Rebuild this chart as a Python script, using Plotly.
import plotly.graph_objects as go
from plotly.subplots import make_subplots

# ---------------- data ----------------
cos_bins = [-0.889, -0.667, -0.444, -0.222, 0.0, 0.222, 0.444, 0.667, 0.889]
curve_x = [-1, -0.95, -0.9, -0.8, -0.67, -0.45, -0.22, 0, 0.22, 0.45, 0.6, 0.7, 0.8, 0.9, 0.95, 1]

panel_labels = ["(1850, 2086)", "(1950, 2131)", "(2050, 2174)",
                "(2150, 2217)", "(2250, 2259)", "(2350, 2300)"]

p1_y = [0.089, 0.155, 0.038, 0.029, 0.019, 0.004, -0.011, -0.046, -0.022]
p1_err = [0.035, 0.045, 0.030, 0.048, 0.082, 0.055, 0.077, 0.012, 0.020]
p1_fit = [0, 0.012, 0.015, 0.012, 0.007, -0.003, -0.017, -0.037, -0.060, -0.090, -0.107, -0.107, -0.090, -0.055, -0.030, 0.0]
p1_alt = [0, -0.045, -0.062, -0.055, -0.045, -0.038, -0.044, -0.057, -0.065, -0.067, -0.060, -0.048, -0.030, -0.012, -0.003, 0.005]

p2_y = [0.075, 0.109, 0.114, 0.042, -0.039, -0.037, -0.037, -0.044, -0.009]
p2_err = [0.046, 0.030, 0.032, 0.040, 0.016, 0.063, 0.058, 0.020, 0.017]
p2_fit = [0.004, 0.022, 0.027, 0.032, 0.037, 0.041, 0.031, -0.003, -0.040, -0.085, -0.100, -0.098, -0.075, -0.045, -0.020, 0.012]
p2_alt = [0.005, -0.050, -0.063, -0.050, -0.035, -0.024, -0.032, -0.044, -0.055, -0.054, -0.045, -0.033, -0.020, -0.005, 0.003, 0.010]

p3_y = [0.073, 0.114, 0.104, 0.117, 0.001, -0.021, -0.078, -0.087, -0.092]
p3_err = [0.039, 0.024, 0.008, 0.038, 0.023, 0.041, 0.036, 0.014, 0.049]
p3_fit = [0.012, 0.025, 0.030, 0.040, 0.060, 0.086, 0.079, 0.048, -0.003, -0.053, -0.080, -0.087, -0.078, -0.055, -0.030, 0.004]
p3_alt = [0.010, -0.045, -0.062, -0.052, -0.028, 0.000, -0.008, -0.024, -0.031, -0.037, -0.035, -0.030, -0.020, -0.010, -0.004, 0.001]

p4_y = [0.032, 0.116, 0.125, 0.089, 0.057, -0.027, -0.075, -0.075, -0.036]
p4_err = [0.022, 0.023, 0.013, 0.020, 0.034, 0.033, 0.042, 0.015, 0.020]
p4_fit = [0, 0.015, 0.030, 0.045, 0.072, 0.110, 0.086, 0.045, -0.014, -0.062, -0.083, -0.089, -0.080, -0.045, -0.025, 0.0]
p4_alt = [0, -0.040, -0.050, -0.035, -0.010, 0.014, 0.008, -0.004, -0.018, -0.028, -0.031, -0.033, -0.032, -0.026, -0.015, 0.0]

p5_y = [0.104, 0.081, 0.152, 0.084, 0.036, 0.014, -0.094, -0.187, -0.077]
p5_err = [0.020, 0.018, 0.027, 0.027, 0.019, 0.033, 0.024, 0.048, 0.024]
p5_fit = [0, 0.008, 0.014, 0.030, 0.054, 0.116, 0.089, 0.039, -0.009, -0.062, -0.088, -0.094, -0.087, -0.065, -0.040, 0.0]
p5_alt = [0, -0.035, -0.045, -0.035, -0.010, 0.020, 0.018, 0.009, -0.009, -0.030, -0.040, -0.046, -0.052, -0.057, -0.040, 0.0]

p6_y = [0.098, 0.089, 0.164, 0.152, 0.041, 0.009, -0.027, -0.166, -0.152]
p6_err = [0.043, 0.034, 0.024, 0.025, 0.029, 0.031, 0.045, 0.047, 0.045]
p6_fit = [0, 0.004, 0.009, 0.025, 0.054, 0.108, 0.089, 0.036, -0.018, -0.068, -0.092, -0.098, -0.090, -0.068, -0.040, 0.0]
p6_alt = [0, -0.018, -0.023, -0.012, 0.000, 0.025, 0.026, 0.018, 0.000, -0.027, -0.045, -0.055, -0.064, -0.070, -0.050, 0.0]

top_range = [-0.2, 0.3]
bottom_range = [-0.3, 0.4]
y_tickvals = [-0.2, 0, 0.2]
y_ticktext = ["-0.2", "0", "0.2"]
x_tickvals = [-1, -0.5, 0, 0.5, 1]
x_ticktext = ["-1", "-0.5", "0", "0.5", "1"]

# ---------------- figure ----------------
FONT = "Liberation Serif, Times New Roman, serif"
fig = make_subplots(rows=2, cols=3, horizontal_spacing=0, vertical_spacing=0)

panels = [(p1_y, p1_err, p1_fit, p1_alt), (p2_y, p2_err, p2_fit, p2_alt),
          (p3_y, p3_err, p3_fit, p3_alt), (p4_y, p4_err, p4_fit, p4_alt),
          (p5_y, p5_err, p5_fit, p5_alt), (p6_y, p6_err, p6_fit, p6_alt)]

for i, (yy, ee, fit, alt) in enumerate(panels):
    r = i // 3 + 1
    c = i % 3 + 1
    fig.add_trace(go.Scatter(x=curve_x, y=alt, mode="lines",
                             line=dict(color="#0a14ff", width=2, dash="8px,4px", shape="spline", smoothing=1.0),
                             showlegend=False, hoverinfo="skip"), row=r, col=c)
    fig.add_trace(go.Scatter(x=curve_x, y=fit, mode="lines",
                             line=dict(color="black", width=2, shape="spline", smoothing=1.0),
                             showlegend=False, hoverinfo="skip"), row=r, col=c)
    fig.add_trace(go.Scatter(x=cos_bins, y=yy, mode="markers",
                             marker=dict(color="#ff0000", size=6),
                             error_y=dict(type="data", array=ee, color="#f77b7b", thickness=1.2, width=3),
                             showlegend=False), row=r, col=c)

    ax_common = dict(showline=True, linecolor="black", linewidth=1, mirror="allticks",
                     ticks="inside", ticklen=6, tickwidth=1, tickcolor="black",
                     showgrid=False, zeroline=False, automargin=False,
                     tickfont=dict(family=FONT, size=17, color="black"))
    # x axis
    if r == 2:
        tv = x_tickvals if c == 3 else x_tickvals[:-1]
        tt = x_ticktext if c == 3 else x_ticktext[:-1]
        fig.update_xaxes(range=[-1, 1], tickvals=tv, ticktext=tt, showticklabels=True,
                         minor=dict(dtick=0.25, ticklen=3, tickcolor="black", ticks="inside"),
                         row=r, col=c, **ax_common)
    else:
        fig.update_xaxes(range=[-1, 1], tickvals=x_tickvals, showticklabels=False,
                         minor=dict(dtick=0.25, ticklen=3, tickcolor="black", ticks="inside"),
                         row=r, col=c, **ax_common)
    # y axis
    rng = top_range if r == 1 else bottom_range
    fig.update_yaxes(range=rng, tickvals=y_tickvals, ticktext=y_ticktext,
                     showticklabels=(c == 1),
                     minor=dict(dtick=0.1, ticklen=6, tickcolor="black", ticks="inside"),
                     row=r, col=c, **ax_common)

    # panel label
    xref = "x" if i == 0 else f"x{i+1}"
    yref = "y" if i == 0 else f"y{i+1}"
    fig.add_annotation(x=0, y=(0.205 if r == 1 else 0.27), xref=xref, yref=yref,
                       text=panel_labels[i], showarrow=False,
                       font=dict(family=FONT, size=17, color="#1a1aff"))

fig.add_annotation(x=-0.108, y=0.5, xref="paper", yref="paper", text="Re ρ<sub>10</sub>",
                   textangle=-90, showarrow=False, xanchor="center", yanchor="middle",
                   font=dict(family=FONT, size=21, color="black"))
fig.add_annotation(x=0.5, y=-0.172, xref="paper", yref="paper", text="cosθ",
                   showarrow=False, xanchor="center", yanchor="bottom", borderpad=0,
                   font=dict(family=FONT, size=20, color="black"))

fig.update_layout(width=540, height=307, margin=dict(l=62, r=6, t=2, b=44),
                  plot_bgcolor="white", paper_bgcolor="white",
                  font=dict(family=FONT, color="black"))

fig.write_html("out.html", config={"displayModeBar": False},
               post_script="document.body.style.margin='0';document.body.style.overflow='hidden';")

|---|

WHAT YOU SHOULD DO =
Repeat exactly, please, each line from the beginning of the data through the line with "0.9, 0.95, 1]" in it, and only those lines.

COMPLETE ANSWER =
Rebuild this chart as a Python script, using Plotly.
import plotly.graph_objects as go
from plotly.subplots import make_subplots

# ---------------- data ----------------
cos_bins = [-0.889, -0.667, -0.444, -0.222, 0.0, 0.222, 0.444, 0.667, 0.889]
curve_x = [-1, -0.95, -0.9, -0.8, -0.67, -0.45, -0.22, 0, 0.22, 0.45, 0.6, 0.7, 0.8, 0.9, 0.95, 1]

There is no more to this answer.